Rogo is dead but his ideas are the real threat to stability in East Africa

What you need to know:

  • The radicalism of Al-Shabaab and their enablers is a recent development, brought to these lands by radicals from countries such as Saudi Arabia and other Gulf nations.
  • As the fight against these extremists is now clearly our top national security issue, we must invest more in understanding the nature of the challenge we face and isolating the very small minority who must be tackled head on.
  • This approach will also ensure that the wider Muslim community does not feel under siege due to the acts of a few radicalised malcontents – of whom Sheikh Aboud Rogo was undoubtedly a leader.

Many people express surprise when they learn that the first suicide bombing recorded in Somalia occurred only in September 2006.

Because of the instability in Somalia, many Kenyans have come to imagine that the country and violent, radical Islamism are birds of a feather.

That’s not true. In fact, the type of Islam that has been practised in Somalia and East Africa for hundreds of years is the peaceful, moderate type.

The radicalism of Al-Shabaab and their enablers is a recent development, brought to these lands by radicals from countries such as Saudi Arabia and other Gulf nations.

As the fight against these extremists is now clearly our top national security issue, we must invest more in understanding the nature of the challenge we face and isolating the very small minority who must be tackled head on.

This approach will also ensure that the wider Muslim community does not feel under siege due to the acts of a few radicalised malcontents – of whom Sheikh Aboud Rogo was undoubtedly a leader.

There are essentially two types of Islam within the Sunni strain of Islam which is the dominant one in Kenya. Sufism, which is the strain that has dominated in East Africa, encourages tolerance and generally frowns on violence.

Salafi Jihadism, which was the type that Aboud Rogo preached and supported, is another kettle of fish. It is intolerant and encourages war against non-believers.

It tells Muslims that they are not good Muslims if they live peacefully in a state where Sharia is not the law of the land. 

It offers Muslim minorities two options: to fight and topple the state (Hence Rogo’s calls in his mosque for the assassination of President Kibaki and Prime Minister Raila
Odinga and for the killing of Muslims working for the government) or, like Prophet Muhammad, they should emigrate elsewhere.
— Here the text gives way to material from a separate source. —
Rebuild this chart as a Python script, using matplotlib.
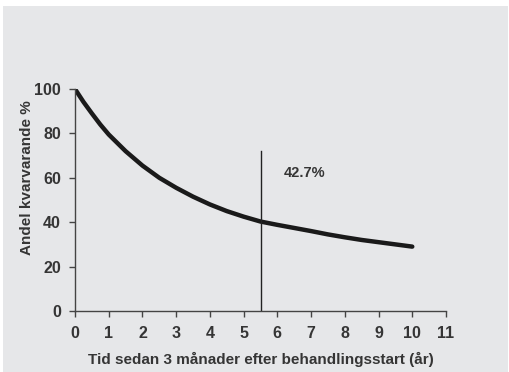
import numpy as np
import matplotlib
matplotlib.use('Agg')
import matplotlib.pyplot as plt
import matplotlib.patches as mpatches

tid = [0, 0.25, 0.5, 0.75, 1, 1.5, 2, 2.5, 3, 3.5, 4, 4.5, 5, 5.5, 6, 6.5, 7, 7.5, 8, 8.5, 9, 9.5, 10]
andel = [100, 94.2, 89, 84, 79.5, 72, 65.5, 60, 55.5, 51.5, 48, 45, 42.5, 40.3, 38.8, 37.4, 36, 34.5, 33.2, 32, 31, 30, 29]
x_ticks = list(range(0, 12))
y_ticks = [0, 20, 40, 60, 80, 100]
markering_x = 5.52
markering_topp = 72
etikett = '42.7%'

plt.rcParams['font.family'] = ['Liberation Sans', 'DejaVu Sans']
textfarg = '#353535'

fig = plt.figure(figsize=(5.09, 3.72), dpi=100, facecolor='white')
fig.patches.append(mpatches.Rectangle((3/509, 0), 505/509, 366/372, transform=fig.transFigure,
                                      facecolor='#e6e7e9', edgecolor='none', zorder=-10))

ax = fig.add_axes([75/509, 61/372, 371/509, 222/372])
ax.set_facecolor('none')
ax.set_zorder(5)

ax.plot(tid, andel, color='#1a1a1a', lw=3.2, solid_capstyle='round', solid_joinstyle='round')
ax.plot([markering_x, markering_x], [0, markering_topp], color='#222222', lw=1)
ax.text(6.18, 62, etikett, fontsize=10.5, fontweight='bold', color=textfarg, va='center')

ax.set_xlim(0, 11)
ax.set_ylim(0, 100)
ax.set_xticks(x_ticks)
ax.set_yticks(y_ticks)
for s in ['top', 'right']:
    ax.spines[s].set_visible(False)
for s in ['left', 'bottom']:
    ax.spines[s].set_color('#444444')
    ax.spines[s].set_linewidth(1)
ax.tick_params(direction='out', length=4, width=1, color='#444444', labelcolor=textfarg,
               labelsize=11.5, pad=6)
ax.tick_params(axis='x', pad=7)
for lab in ax.get_xticklabels() + ax.get_yticklabels():
    lab.set_fontweight('bold')

ax.set_xlabel('Tid sedan 3 månader efter behandlingsstart (år)', fontsize=11, fontweight='bold',
              color=textfarg, labelpad=8)
ax.set_ylabel('Andel kvarvarande %', fontsize=11, fontweight='bold', color=textfarg)
ax.yaxis.set_label_coords(-0.13, 0.6)
ax.yaxis.label.set_va('center')

fig.savefig('out.png', dpi=100, facecolor='white')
This is a reasonably marginal interpretation of Islam. To Salafis, for example, the Muslim Brotherhood which recently took power in Egypt is sinful because Salafi Jihadists do not believe in taking part in elections.

These people are, thankfully, still a small minority in Kenya. Things must be kept that way. But this requires a sophisticated approach to tackling radicalism in the country.

A recent International Crisis Group report charted the rise of Salafi Jihadism in East Africa noting that clerics from Saudi Arabia (the chief exporter of radicalism) sent
millions of dollars to radical groups in the country beginning in the 1970s. This coincided with the Gulf country’s emergence as a major oil exporter.

This money was primarily channelled to NGOs purporting to be promoting social causes and found its way into the coffers of radical Sheikhs.

Those were the seeds from which emerged Al-Shabaab and, before it, Al Ittihad Islamia. The failure to tackle this wave of radicalisation was a big mistake. It should not be repeated.

The government and Muslim leaders all have a role in ensuring that generations of youth are not lost pursuing a path which only leads to disaster. The country must also have an adult conversation about what to do with the likes of Rogo.

Not too long ago President Obama took the unprecedented step of ordering the killing of American citizen Anwar al-Awlaqi after receiving legal advice that it is “entirely lawful for the United States to target high-level leaders of enemy forces, regardless of their nationality, who are plotting to kill Americans both under the authority provided by Congress in its use of military force in the armed conflict with al-Qaeda, the Taliban, and associated forces as well as established international law that recognises our right of self-defence”.

Instead of skirting around these difficult issues we should have a similar debate in Kenya and exhaustively examine how to strike a balance between protecting lives of innocents from radicals and the dangers inherent in granting extra-judicial powers to governments like the Kibaki administration which appears to be handling security on auto-pilot.